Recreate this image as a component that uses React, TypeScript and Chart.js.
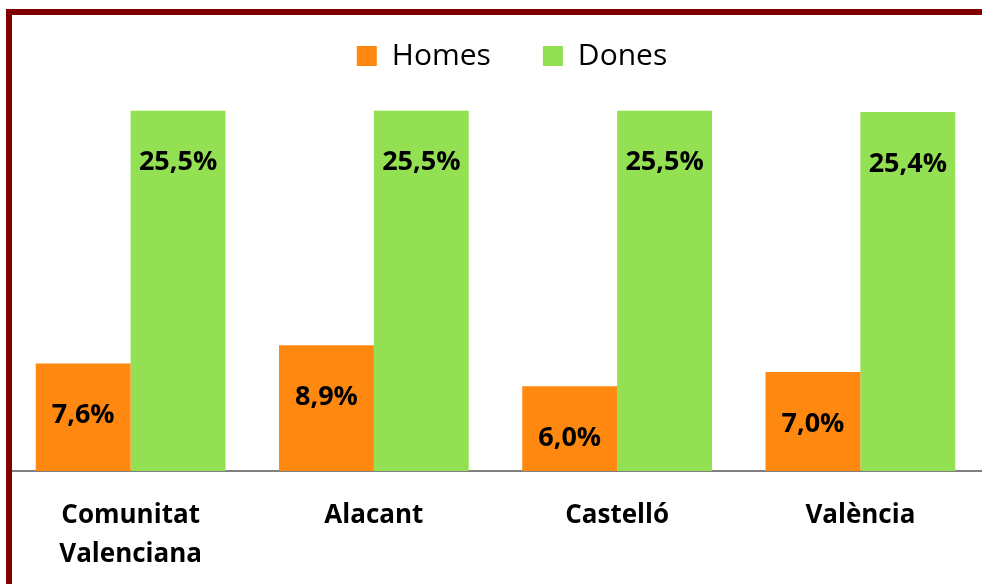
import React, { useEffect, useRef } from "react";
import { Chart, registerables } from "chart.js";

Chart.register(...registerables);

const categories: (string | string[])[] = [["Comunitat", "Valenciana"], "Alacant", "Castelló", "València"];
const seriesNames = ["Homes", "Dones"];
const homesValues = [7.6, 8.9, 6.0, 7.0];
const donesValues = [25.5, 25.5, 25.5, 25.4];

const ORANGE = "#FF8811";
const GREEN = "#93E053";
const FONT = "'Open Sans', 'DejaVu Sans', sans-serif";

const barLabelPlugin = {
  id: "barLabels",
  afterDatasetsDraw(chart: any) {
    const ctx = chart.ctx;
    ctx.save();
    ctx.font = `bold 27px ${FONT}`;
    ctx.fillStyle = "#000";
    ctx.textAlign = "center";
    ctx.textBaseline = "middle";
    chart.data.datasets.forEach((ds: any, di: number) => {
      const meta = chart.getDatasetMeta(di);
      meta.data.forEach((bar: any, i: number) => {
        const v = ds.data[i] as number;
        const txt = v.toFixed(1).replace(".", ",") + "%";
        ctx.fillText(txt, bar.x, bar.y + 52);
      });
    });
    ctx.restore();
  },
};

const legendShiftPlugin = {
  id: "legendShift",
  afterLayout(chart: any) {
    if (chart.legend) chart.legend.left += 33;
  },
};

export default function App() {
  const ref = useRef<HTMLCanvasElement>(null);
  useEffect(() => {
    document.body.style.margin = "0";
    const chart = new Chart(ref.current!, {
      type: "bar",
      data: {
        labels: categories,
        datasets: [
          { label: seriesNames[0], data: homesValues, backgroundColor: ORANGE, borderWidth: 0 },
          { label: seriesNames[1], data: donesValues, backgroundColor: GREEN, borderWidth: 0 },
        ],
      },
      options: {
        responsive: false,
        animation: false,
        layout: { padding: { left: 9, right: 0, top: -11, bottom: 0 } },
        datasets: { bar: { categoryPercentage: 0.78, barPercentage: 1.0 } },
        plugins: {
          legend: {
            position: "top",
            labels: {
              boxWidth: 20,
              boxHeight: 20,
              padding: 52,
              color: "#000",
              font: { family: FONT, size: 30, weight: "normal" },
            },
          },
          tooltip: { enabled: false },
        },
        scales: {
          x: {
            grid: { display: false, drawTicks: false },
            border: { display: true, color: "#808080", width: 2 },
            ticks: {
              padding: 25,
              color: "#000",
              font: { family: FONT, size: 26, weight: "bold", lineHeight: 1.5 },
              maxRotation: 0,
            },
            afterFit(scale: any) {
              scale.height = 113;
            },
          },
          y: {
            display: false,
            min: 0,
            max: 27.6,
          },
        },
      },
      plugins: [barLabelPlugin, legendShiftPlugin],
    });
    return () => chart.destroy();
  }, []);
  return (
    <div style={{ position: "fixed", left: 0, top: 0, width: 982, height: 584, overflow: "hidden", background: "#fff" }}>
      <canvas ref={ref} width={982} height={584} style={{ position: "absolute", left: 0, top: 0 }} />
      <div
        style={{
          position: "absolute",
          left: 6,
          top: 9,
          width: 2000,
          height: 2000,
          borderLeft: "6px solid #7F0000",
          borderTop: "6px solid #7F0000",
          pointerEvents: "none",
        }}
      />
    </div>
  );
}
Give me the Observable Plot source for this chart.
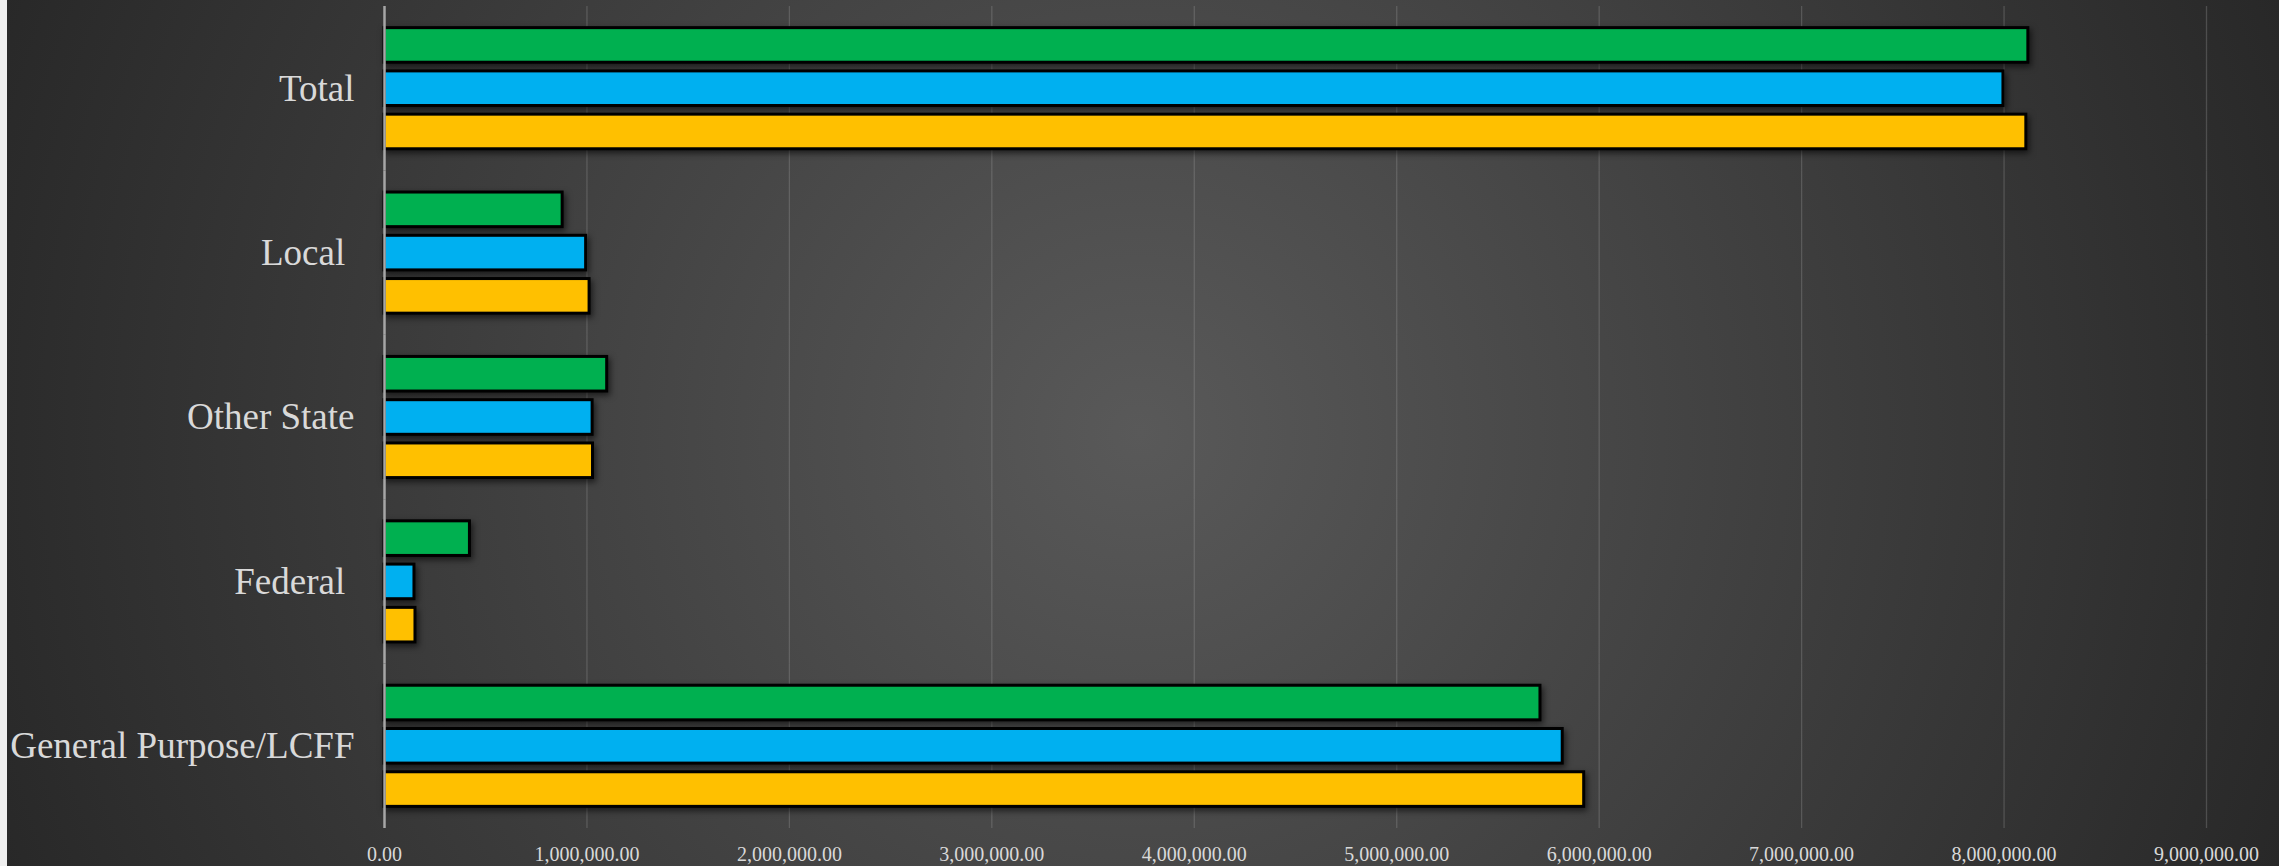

:: The request ::
Leave out the pictures. Transcribe only the lines above, from the first through the one that contains "const donesValues = [25.5, 25.5, 25.5, 25.4];".

:: Right answer ::
Recreate this image as a component that uses React, TypeScript and Chart.js.
import React, { useEffect, useRef } from "react";
import { Chart, registerables } from "chart.js";

Chart.register(...registerables);

const categories: (string | string[])[] = [["Comunitat", "Valenciana"], "Alacant", "Castelló", "València"];
const seriesNames = ["Homes", "Dones"];
const homesValues = [7.6, 8.9, 6.0, 7.0];
const donesValues = [25.5, 25.5, 25.5, 25.4];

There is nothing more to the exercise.